7. Add More Resources if Possible
Unfortunately, most people will completely skip the aforementioned steps 1-6 and try to add more resources as their first step toward solving performance issues. Truth be told, there will be a lot of cases where this is the solution. The problem with that approach is that you often end up overprovisioning your VMs without proper utilization.
Before you add any resources, you should look at the current utilization and make sure that adding more resources will not put a strain on the rest of your environment. As a rule of thumb, usually you add RAM first. If that does not work, you can try adding more CPU cores. If your environment has both SSD and SATA drives, it is a good idea to try migrating all your datastores there to see if that can help resolve the issue.
The Basics: Check Software and Databases for Logical Issues
This is a step that ultimately shows us what the real culprit was in the situation I described earlier. We were using a SQL database that had a large amount of redundant data and tables that did not always have cohesive fields. This created a tremendous amount of overhead for the large number of queries that the software was running. We migrated from a different environment and our data was converted from one software solution to another. The migration was not done properly.

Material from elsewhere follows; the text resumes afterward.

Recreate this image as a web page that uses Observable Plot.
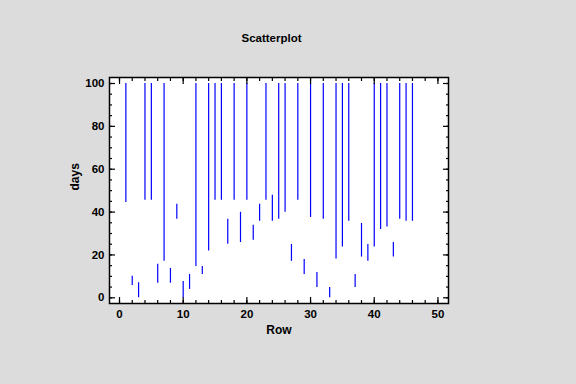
<!DOCTYPE html>
<html>
<head>
<meta charset="utf-8">
<script src="https://cdn.jsdelivr.net/npm/d3@7"></script>
<script src="https://cdn.jsdelivr.net/npm/@observablehq/plot@0.6"></script>
<style>
  html, body { margin: 0; padding: 0; background: #dcdcdc; }
  #chart svg { display: block; }
</style>
</head>
<body>
<div id="chart"></div>
<script>
const rows = d3.range(1, 47);
const low  = [44.5, 5.7, 0, 45.5, 45.5, 6.8, 17.1, 6.8, 36.6, 0,
              3.9, 14.6, 10.9, 21.8, 45.5, 45.5, 25, 45.5, 25.8, 45.5,
              26.8, 35.7, 45.5, 35.7, 36.6, 39.9, 17, 45.5, 10.9, 37.5,
              4.8, 36.6, 0, 18.1, 23.7, 35.7, 4.8, 19, 17, 23.7,
              31.9, 33, 19, 36.6, 35.7, 35.7];
const high = [100, 10, 7, 100, 100, 15.6, 100, 13.7, 43.6, 7.6,
              10.9, 100, 14.6, 100, 100, 100, 36.6, 100, 39.9, 100,
              33.8, 43.6, 100, 47.8, 100, 100, 24.9, 100, 17.9, 100,
              11.8, 100, 4.8, 100, 100, 100, 10.9, 34.7, 24.9, 100,
              100, 100, 25.8, 100, 100, 100];
const xMajor = [0, 10, 20, 30, 40, 50];
const xMinor = d3.range(0, 52, 2);
const yMajor = [0, 20, 40, 60, 80, 100];
const yMinor = d3.range(0, 101, 5);

const data = rows.map((r, i) => ({row: r, low: low[i], high: high[i]}));
const font = "'Liberation Sans', Arial, sans-serif";

const tickOpts = (ticks, size, extra) => ({ticks, tickSize: size, tickFormat: () => "", label: null, strokeWidth: 1.2, ...extra});

const chart = Plot.plot({
  width: 576,
  height: 384,
  marginLeft: 109,
  marginRight: 128,
  marginTop: 77,
  marginBottom: 81,
  style: {background: "#dcdcdc", fontFamily: font, fontSize: "11.5px", fontWeight: "bold", color: "#000", overflow: "visible"},
  x: {domain: [-1.57, 51.66]},
  y: {domain: [-2.66, 102.8]},
  marks: [
    Plot.frame({fill: "white", stroke: "none"}),
    Plot.ruleX(data, {x: "row", y1: "low", y2: "high", stroke: "#0000ff", strokeWidth: 1.2}),
    // inward ticks
    Plot.axisX(tickOpts(xMinor, 3, {anchor: "bottom", insetBottom: 3})),
    Plot.axisX(tickOpts(xMajor, 6, {anchor: "bottom", insetBottom: 6})),
    Plot.axisX(tickOpts(xMinor, 3, {anchor: "top", insetTop: 3})),
    Plot.axisX(tickOpts(xMajor, 6, {anchor: "top", insetTop: 6})),
    Plot.axisY(tickOpts(yMinor, 3, {anchor: "left", insetLeft: 3})),
    Plot.axisY(tickOpts(yMajor, 6, {anchor: "left", insetLeft: 6})),
    Plot.axisY(tickOpts(yMinor, 3, {anchor: "right", insetRight: 3})),
    Plot.axisY(tickOpts(yMajor, 6, {anchor: "right", insetRight: 6})),
    // tick labels
    Plot.axisX({anchor: "bottom", ticks: xMajor, tickSize: 0, tickPadding: 6, label: null, fill: "#000"}),
    Plot.axisY({anchor: "left", ticks: yMajor, tickSize: 0, tickPadding: 5, label: null, fill: "#000"}),
    Plot.frame({stroke: "#000", strokeWidth: 1.5}),
    // titles
    Plot.text(["Row"], {frameAnchor: "bottom", lineAnchor: "middle", dy: 27, text: d => d, fontSize: 12, fontWeight: "bold", fill: "#000"}),
    Plot.text(["days"], {frameAnchor: "left", dx: -34, rotate: -90, text: d => d, fontSize: 12, fontWeight: "bold", fill: "#000"}),
    Plot.text(["Scatterplot"], {frameAnchor: "top", lineAnchor: "middle", dy: -39, dx: -7.5, text: d => d, fontSize: 11.5, fontWeight: "bold", fill: "#000"})
  ]
});
document.getElementById("chart").appendChild(chart);
</script>
</body>
</html>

The Basics: Check Event Viewer for Any Warnings or Errors
Another good step for troubleshooting is to check the windows event viewer for problems. The "Application" and the "System" logs are the first place to look. Unfortunately, there are a lot of benign Kills and warnings found in those locations. You will need to do a bit of research to see what they mean — and if they can be affecting your software.
Specific software and windows server functions also have their own subsection within the Event Viewer.
Every troubleshooting session usually boils down to finding pieces of a puzzle. The more issues you can rule out, the more likely you are to find the root of the problem. There are many great resources for locating information on just about any VMware problem imaginable.
The rule of thumb is, "If you are running into a glitch, there are many others who have already run into this and fixed the problem". Search for solutions using community sites where VMware users congregate. Become a member yourself and contribute when you see a user who is experiencing a problem you know how to fix. Best of luck on your VMware journey.